__THE TASK__
Write the data out again exactly, with no pictures.

__INFORMATION SHOWN__
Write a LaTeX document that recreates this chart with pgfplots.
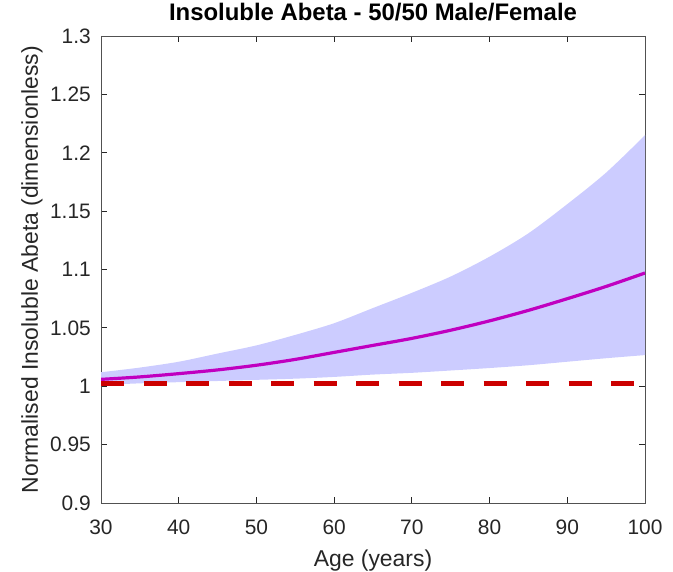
\documentclass[border=0pt]{standalone}
\usepackage{fontspec}
\setmainfont{Liberation Sans}
\usepackage{pgfplots}
\usepackage{pgfplotstable}
\pgfplotsset{compat=1.18}
\usepgfplotslibrary{fillbetween}
\definecolor{bandfill}{RGB}{204,204,255}
\definecolor{meanline}{RGB}{192,0,192}
\definecolor{refline}{RGB}{204,0,0}
\definecolor{axgray}{RGB}{38,38,38}

\pgfplotstableread{
x mean upper lower
30 1.0059 1.0120 1.0010
35 1.0080 1.0160 1.0025
40 1.0108 1.0210 1.0035
45 1.0140 1.0280 1.0045
50 1.0180 1.0350 1.0055
55 1.0230 1.0440 1.0065
60 1.0290 1.0540 1.0080
65 1.0350 1.0670 1.0100
70 1.0410 1.0800 1.0115
75 1.0480 1.0940 1.0135
80 1.0560 1.1110 1.0156
85 1.0650 1.1310 1.0180
90 1.0750 1.1560 1.0210
95 1.0855 1.1830 1.0240
100 1.0970 1.2150 1.0267
}\datatable

\begin{document}
\begin{tikzpicture}
\begin{axis}[
  scale only axis,
  width=544bp, height=467bp,
  xmin=30, xmax=100, ymin=0.9, ymax=1.3,
  xtick={30,40,50,60,70,80,90,100},
  ytick={0.9,0.95,1,1.05,1.1,1.15,1.2,1.25,1.3},
  yticklabels={0.9,0.95,1,1.05,1.1,1.15,1.2,1.25,1.3},
  xtick pos=both, ytick pos=both,
  ticklabel pos=left,
  tick align=inside,
  major tick length=6bp,
  tick style={axgray, line width=0.8bp},
  axis line style={axgray!80, line width=0.9bp},
  /pgf/number format/assume math mode=true,
  tick label style={font=\fontsize{21}{25}\selectfont, text=axgray, inner sep=0pt},
  yticklabel style={anchor=east},
  xticklabel style={anchor=north},
  yticklabel shift=10bp,
  xticklabel shift=17bp,
  title={\textbf{Insoluble Abeta - 50/50 Male/Female}},
  title style={at={(axis description cs:0.5,1)}, anchor=base, yshift=10bp, font=\fontsize{24}{28}\selectfont, text=black},
  xlabel={Age (years)},
  ylabel={Normalised Insoluble Abeta (dimensionless)},
  xlabel style={at={(axis description cs:0.5,-0.135)}, anchor=base, font=\fontsize{23}{27}\selectfont, text=axgray},
  ylabel style={at={(axis description cs:-0.116,0.5)}, anchor=base, font=\fontsize{23}{27}\selectfont, text=axgray},
]
\addplot[name path=U, draw=none, forget plot, smooth] table[x=x, y=upper] {\datatable};
\addplot[name path=L, draw=none, forget plot, smooth] table[x=x, y=lower] {\datatable};
\addplot[bandfill, draw=none] fill between[of=U and L];
\addplot[meanline, line width=3.2bp, smooth] table[x=x, y=mean] {\datatable};
\addplot[refline, line width=5.5bp, dash pattern=on 23bp off 19.5bp] coordinates {(30,1.00225) (100,1.00225)};
\end{axis}
\pgfresetboundingbox
\path ([xshift=-101bp,yshift=-68bp]current axis.south west) rectangle ([xshift=28bp,yshift=36bp]current axis.north east);
\end{tikzpicture}
\end{document}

__SOLUTION TO THIS EXERCISE__
Write a LaTeX document that recreates this chart with pgfplots.
\documentclass[border=0pt]{standalone}
\usepackage{fontspec}
\setmainfont{Liberation Sans}
\usepackage{pgfplots}
\usepackage{pgfplotstable}
\pgfplotsset{compat=1.18}
\usepgfplotslibrary{fillbetween}
\definecolor{bandfill}{RGB}{204,204,255}
\definecolor{meanline}{RGB}{192,0,192}
\definecolor{refline}{RGB}{204,0,0}
\definecolor{axgray}{RGB}{38,38,38}

\pgfplotstableread{
x mean upper lower
30 1.0059 1.0120 1.0010
35 1.0080 1.0160 1.0025
40 1.0108 1.0210 1.0035
45 1.0140 1.0280 1.0045
50 1.0180 1.0350 1.0055
55 1.0230 1.0440 1.0065
60 1.0290 1.0540 1.0080
65 1.0350 1.0670 1.0100
70 1.0410 1.0800 1.0115
75 1.0480 1.0940 1.0135
80 1.0560 1.1110 1.0156
85 1.0650 1.1310 1.0180
90 1.0750 1.1560 1.0210
95 1.0855 1.1830 1.0240
100 1.0970 1.2150 1.0267
}\datatable

\begin{document}
\begin{tikzpicture}
\begin{axis}[
  scale only axis,
  width=544bp, height=467bp,
  xmin=30, xmax=100, ymin=0.9, ymax=1.3,
  xtick={30,40,50,60,70,80,90,100},
  ytick={0.9,0.95,1,1.05,1.1,1.15,1.2,1.25,1.3},
  yticklabels={0.9,0.95,1,1.05,1.1,1.15,1.2,1.25,1.3},
  xtick pos=both, ytick pos=both,
  ticklabel pos=left,
  tick align=inside,
  major tick length=6bp,
  tick style={axgray, line width=0.8bp},
  axis line style={axgray!80, line width=0.9bp},
  /pgf/number format/assume math mode=true,
  tick label style={font=\fontsize{21}{25}\selectfont, text=axgray, inner sep=0pt},
  yticklabel style={anchor=east},
  xticklabel style={anchor=north},
  yticklabel shift=10bp,
  xticklabel shift=17bp,
  title={\textbf{Insoluble Abeta - 50/50 Male/Female}},
  title style={at={(axis description cs:0.5,1)}, anchor=base, yshift=10bp, font=\fontsize{24}{28}\selectfont, text=black},
  xlabel={Age (years)},
  ylabel={Normalised Insoluble Abeta (dimensionless)},
  xlabel style={at={(axis description cs:0.5,-0.135)}, anchor=base, font=\fontsize{23}{27}\selectfont, text=axgray},
  ylabel style={at={(axis description cs:-0.116,0.5)}, anchor=base, font=\fontsize{23}{27}\selectfont, text=axgray},
]
\addplot[name path=U, draw=none, forget plot, smooth] table[x=x, y=upper] {\datatable};
\addplot[name path=L, draw=none, forget plot, smooth] table[x=x, y=lower] {\datatable};
\addplot[bandfill, draw=none] fill between[of=U and L];
\addplot[meanline, line width=3.2bp, smooth] table[x=x, y=mean] {\datatable};
\addplot[refline, line width=5.5bp, dash pattern=on 23bp off 19.5bp] coordinates {(30,1.00225) (100,1.00225)};
\end{axis}
\pgfresetboundingbox
\path ([xshift=-101bp,yshift=-68bp]current axis.south west) rectangle ([xshift=28bp,yshift=36bp]current axis.north east);
\end{tikzpicture}
\end{document}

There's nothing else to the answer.